The single most important thing that you can do for your self-confidence is to have a smart, practical and effective action plan and to implement it for all you’re worth. By putting a well thought out plan into motion, by throwing yourself into it, you take back control. As you gain control, your confidence will grow and your stress will begin to melt away. It’s your career – take charge of it!

Once you have a plan, do the little things that augment it, building confidence upon confidence. When you have business or personal meetings, dress for success. Wear your best attire commensurate with the occasion, be well-coiffed and polish everything to a high luster. If you see anything in the mirror that undermines your confidence, fix it now so you won’t be thinking about it later. You will feel sharp if you look sharp and you know that you look sharp.

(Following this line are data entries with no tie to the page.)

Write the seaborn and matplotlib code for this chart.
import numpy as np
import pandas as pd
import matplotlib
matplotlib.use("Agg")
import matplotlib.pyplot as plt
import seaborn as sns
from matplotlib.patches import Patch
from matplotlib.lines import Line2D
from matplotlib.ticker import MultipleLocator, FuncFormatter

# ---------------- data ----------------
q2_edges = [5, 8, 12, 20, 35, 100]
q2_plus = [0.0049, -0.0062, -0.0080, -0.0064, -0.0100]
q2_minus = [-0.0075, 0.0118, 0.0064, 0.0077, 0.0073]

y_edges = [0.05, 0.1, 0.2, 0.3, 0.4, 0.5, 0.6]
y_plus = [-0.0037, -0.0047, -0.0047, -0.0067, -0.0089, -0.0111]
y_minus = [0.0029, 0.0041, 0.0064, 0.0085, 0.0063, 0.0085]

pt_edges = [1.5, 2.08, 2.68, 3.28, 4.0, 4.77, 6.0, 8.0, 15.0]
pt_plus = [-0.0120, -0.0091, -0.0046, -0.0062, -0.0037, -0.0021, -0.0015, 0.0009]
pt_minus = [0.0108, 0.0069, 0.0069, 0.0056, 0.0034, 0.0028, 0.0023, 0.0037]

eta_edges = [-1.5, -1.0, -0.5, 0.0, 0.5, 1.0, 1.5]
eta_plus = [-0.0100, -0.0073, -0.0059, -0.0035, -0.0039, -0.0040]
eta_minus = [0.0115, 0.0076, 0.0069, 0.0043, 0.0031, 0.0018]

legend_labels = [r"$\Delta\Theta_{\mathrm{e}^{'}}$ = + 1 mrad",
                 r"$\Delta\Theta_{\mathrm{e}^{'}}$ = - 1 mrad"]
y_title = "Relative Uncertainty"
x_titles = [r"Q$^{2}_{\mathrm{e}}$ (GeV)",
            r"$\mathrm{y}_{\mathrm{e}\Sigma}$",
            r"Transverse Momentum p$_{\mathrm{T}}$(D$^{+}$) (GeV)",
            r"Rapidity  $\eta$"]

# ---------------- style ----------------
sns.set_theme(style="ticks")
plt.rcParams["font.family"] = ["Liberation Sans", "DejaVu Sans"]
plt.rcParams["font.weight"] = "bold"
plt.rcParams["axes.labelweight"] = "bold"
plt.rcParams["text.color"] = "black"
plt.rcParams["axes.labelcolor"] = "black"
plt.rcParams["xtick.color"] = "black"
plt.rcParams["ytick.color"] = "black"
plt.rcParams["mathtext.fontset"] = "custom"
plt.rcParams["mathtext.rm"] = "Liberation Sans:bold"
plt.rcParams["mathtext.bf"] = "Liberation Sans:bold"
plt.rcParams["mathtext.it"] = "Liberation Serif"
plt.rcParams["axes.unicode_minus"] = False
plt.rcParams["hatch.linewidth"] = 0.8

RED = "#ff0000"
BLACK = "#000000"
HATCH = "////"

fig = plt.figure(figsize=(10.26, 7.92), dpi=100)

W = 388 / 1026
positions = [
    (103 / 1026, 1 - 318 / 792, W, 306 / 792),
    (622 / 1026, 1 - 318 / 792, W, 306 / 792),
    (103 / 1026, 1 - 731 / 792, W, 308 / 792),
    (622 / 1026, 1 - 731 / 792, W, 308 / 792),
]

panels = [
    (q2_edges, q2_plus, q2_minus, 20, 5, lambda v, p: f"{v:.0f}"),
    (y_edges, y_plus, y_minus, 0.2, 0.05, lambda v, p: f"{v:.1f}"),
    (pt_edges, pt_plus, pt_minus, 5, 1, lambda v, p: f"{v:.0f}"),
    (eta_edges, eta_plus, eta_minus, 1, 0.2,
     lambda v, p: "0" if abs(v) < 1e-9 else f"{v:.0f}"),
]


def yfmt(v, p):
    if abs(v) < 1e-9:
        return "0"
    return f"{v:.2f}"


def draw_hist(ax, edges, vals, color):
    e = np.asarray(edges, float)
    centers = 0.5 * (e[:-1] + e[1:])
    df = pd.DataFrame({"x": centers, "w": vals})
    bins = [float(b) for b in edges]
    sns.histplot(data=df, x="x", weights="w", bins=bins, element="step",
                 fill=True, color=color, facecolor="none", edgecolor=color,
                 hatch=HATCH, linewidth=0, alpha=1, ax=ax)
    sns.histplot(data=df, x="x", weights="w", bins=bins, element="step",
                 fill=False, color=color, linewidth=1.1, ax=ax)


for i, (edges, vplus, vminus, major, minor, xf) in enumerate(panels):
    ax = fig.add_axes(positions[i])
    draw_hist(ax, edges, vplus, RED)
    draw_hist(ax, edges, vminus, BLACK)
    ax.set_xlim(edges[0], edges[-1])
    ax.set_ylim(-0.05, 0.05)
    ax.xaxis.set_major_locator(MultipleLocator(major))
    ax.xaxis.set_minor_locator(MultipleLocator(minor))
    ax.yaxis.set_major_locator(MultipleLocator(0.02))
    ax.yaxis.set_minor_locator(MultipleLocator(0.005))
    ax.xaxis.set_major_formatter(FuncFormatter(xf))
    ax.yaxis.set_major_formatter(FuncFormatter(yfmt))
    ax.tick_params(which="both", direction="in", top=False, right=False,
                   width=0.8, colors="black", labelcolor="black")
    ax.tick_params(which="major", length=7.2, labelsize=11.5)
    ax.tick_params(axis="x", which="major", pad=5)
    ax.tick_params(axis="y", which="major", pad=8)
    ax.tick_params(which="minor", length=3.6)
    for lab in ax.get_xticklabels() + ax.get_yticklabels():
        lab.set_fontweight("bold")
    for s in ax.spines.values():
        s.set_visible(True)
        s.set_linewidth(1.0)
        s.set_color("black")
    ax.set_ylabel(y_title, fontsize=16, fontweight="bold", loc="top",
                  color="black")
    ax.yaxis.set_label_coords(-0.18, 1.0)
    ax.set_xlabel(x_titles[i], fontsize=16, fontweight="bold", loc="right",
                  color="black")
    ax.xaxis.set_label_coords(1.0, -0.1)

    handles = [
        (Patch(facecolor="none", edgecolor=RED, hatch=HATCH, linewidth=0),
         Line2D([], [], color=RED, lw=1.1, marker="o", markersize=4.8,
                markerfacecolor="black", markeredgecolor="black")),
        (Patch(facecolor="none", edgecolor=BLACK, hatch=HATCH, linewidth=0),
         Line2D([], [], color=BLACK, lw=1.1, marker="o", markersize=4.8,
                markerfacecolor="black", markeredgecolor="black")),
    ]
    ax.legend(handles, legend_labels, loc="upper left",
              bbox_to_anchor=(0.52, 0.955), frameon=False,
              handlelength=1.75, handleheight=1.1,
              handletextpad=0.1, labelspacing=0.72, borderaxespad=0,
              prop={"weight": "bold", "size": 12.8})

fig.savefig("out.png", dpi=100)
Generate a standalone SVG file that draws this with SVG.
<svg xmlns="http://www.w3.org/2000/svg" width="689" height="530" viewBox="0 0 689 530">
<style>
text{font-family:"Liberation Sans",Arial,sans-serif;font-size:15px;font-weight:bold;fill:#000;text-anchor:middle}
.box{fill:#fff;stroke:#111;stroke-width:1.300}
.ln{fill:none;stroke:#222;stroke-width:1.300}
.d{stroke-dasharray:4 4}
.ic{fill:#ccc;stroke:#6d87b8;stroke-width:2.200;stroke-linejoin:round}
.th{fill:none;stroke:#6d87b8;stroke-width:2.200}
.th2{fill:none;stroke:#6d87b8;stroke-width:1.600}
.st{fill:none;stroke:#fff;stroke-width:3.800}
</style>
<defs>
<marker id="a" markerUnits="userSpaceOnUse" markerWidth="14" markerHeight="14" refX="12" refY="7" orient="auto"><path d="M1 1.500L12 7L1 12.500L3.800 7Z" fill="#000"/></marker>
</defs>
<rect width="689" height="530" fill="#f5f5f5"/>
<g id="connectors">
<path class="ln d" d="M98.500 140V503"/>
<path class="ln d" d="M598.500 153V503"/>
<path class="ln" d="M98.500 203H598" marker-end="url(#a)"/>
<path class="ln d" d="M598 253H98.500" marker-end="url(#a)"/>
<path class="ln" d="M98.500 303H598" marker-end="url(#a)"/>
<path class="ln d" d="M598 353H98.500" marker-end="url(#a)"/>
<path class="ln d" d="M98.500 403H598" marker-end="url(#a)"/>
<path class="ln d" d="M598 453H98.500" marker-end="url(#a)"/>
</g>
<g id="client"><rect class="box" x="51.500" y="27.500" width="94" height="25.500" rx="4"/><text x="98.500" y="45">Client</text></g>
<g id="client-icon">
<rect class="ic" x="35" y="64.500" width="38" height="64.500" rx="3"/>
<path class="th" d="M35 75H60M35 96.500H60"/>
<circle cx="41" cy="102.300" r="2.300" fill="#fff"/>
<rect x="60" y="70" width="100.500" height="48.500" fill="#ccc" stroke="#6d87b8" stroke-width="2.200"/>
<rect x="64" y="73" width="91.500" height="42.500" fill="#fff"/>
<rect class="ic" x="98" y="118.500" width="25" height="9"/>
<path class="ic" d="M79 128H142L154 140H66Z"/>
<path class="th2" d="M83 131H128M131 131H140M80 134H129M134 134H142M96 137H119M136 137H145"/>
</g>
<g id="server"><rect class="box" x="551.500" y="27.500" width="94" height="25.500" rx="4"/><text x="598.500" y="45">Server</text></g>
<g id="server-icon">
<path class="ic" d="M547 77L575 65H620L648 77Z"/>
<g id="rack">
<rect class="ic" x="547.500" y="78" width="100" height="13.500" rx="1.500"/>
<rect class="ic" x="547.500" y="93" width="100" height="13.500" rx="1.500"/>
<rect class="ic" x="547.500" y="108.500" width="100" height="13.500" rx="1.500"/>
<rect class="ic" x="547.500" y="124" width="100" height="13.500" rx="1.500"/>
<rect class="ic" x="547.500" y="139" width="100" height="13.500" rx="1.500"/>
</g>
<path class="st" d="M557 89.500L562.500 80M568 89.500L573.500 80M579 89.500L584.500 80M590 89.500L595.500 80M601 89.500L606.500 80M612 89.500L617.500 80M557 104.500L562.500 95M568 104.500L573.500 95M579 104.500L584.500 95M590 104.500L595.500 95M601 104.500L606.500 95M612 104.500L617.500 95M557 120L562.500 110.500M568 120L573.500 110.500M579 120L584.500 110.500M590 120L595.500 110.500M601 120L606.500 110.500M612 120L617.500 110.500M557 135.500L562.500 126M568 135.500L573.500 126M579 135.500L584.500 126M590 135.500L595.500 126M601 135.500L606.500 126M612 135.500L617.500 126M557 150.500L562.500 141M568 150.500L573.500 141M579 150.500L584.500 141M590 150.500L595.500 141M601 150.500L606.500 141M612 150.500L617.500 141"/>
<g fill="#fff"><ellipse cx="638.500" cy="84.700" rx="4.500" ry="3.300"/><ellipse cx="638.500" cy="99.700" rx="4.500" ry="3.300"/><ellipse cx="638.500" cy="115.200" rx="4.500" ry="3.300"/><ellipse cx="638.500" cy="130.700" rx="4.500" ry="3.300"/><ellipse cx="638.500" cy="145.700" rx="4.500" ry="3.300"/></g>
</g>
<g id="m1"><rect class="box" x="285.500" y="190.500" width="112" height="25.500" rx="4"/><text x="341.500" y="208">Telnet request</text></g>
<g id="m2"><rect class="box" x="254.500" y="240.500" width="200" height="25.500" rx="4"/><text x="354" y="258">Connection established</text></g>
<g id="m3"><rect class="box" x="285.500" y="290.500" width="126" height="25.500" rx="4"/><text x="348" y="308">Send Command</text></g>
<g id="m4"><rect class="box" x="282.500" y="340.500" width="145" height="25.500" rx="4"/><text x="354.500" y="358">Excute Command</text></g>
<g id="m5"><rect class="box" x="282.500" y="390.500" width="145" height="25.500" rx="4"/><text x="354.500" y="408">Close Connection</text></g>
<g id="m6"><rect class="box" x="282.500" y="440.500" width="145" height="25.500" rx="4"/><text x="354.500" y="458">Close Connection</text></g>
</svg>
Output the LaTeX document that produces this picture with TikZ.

Speak up! Enunciate clearly, make your point, and then allow others to make theirs. Listen intently, even if you are bored to tears or you think the speaker is a total nitwit. When you listen, really listen, you may learn something important. And even if you don’t, people will think highly of you because you paid attention. Be cognizant of your body language, starting with posture. Stand tall. Don’t shrink away into a corner like the school dunce. Make eye contact and show those pearly whites. Don’t tiptoe around like you’re trying to avoid stepping on landmines. Stride purposefully; walk into a room like you own it.

If you carry yourself with pride and exude power, people will respond affirmatively. If you conduct yourself like a loser, people will agree with you.

Problem Five: How Can I Build Employer Confidence? See the answers to Problems One through Four. Have a story, talk to your friends, expand your network, develop and implement a strong action plan, and this final issue will take care of itself.